*What the task requires*.
Write out, word for word, the first line of the data below and every line after it through the one containing "import plotly.graph_objects as go".

----- Material for this exercise

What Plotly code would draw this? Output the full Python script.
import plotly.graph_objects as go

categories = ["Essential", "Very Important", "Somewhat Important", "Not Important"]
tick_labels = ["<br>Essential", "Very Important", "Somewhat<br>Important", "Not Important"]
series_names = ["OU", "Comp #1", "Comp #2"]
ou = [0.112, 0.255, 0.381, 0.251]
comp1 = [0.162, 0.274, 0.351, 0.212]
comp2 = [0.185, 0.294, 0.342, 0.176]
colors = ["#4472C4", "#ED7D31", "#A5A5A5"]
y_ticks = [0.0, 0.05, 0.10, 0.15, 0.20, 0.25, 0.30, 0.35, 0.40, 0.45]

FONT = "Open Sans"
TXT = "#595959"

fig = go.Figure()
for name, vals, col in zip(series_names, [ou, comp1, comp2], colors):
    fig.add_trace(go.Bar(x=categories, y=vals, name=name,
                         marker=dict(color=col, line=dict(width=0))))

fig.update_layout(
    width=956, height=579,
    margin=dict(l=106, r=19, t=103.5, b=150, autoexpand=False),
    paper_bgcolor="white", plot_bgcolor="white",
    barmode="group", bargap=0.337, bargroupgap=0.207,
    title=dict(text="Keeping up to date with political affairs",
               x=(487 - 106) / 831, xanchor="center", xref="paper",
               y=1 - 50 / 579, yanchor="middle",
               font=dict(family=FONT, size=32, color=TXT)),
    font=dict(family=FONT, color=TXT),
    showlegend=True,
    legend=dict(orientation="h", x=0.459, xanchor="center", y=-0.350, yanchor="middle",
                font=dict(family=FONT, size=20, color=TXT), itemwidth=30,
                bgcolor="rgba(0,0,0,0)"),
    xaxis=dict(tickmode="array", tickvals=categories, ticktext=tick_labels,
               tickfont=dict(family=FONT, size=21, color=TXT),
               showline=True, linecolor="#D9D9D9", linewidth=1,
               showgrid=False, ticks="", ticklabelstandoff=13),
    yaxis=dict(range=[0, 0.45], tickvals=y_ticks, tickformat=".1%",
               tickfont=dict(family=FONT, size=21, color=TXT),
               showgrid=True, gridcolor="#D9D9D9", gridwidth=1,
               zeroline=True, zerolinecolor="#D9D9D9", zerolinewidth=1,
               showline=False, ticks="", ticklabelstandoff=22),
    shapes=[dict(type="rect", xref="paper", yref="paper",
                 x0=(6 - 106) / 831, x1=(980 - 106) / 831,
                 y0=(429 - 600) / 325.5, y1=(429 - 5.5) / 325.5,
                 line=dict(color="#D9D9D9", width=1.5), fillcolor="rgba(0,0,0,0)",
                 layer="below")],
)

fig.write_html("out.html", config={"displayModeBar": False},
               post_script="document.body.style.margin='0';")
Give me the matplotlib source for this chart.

----------

*Solution below*.
What Plotly code would draw this? Output the full Python script.
import plotly.graph_objects as go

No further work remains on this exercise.